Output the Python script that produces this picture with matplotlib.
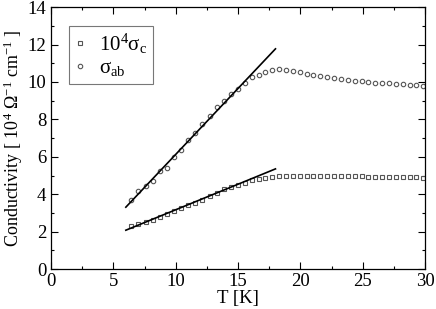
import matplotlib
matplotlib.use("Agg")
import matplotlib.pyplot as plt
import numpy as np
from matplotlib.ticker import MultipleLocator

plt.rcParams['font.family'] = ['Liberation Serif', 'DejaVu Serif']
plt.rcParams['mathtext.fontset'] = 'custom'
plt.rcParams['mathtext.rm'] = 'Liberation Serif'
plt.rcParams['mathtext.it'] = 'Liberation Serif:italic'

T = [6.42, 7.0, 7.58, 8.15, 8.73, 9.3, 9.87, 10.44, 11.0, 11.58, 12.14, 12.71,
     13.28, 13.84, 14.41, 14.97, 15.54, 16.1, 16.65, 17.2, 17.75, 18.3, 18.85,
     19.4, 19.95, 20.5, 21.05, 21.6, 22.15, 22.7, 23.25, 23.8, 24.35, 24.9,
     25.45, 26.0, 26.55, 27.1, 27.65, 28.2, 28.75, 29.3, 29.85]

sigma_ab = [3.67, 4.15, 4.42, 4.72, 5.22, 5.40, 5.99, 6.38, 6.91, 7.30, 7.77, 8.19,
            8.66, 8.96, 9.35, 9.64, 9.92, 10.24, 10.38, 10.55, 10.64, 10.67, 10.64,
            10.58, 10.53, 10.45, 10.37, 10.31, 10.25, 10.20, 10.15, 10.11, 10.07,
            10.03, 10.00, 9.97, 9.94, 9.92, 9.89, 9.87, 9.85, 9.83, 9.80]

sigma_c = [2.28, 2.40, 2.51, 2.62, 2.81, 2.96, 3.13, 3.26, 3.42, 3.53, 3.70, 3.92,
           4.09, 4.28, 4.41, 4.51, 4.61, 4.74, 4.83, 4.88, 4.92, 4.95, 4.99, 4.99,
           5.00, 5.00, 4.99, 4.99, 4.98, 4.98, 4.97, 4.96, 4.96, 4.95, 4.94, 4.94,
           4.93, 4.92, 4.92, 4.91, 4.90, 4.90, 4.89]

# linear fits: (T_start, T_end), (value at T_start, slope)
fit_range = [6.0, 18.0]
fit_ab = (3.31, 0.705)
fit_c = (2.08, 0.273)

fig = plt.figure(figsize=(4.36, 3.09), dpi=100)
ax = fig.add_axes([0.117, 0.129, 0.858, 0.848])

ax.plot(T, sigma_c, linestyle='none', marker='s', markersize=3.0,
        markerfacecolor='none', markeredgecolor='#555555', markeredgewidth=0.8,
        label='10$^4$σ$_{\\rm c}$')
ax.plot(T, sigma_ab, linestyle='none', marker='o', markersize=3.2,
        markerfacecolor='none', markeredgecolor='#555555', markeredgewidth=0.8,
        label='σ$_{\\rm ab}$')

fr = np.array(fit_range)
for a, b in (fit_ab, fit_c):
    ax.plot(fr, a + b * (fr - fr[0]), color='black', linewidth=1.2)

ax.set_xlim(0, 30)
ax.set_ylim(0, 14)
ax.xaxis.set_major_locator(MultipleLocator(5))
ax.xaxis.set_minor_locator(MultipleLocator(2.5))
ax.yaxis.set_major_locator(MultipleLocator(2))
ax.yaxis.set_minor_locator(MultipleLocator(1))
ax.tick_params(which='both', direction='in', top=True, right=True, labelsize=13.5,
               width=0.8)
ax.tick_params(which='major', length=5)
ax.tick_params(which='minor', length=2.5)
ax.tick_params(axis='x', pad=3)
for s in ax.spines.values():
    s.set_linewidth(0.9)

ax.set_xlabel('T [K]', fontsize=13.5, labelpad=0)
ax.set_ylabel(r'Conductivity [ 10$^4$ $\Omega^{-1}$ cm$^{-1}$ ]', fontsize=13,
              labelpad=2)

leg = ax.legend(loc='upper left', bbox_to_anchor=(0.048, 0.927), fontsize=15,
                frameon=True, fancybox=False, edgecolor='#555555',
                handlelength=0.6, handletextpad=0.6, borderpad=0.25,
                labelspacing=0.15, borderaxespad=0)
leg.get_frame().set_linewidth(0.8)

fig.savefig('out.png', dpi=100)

○ ○ ○

• What is asked
Would you reproduce the lines above, from the very first through the line containing "25.45, 26.0, 26.55, 27.1, 27.65, 28.2, 28.75, 29.3, 29.85]", exactly and without the pictures?

• The answer
Output the Python script that produces this picture with matplotlib.
import matplotlib
matplotlib.use("Agg")
import matplotlib.pyplot as plt
import numpy as np
from matplotlib.ticker import MultipleLocator

plt.rcParams['font.family'] = ['Liberation Serif', 'DejaVu Serif']
plt.rcParams['mathtext.fontset'] = 'custom'
plt.rcParams['mathtext.rm'] = 'Liberation Serif'
plt.rcParams['mathtext.it'] = 'Liberation Serif:italic'

T = [6.42, 7.0, 7.58, 8.15, 8.73, 9.3, 9.87, 10.44, 11.0, 11.58, 12.14, 12.71,
     13.28, 13.84, 14.41, 14.97, 15.54, 16.1, 16.65, 17.2, 17.75, 18.3, 18.85,
     19.4, 19.95, 20.5, 21.05, 21.6, 22.15, 22.7, 23.25, 23.8, 24.35, 24.9,
     25.45, 26.0, 26.55, 27.1, 27.65, 28.2, 28.75, 29.3, 29.85]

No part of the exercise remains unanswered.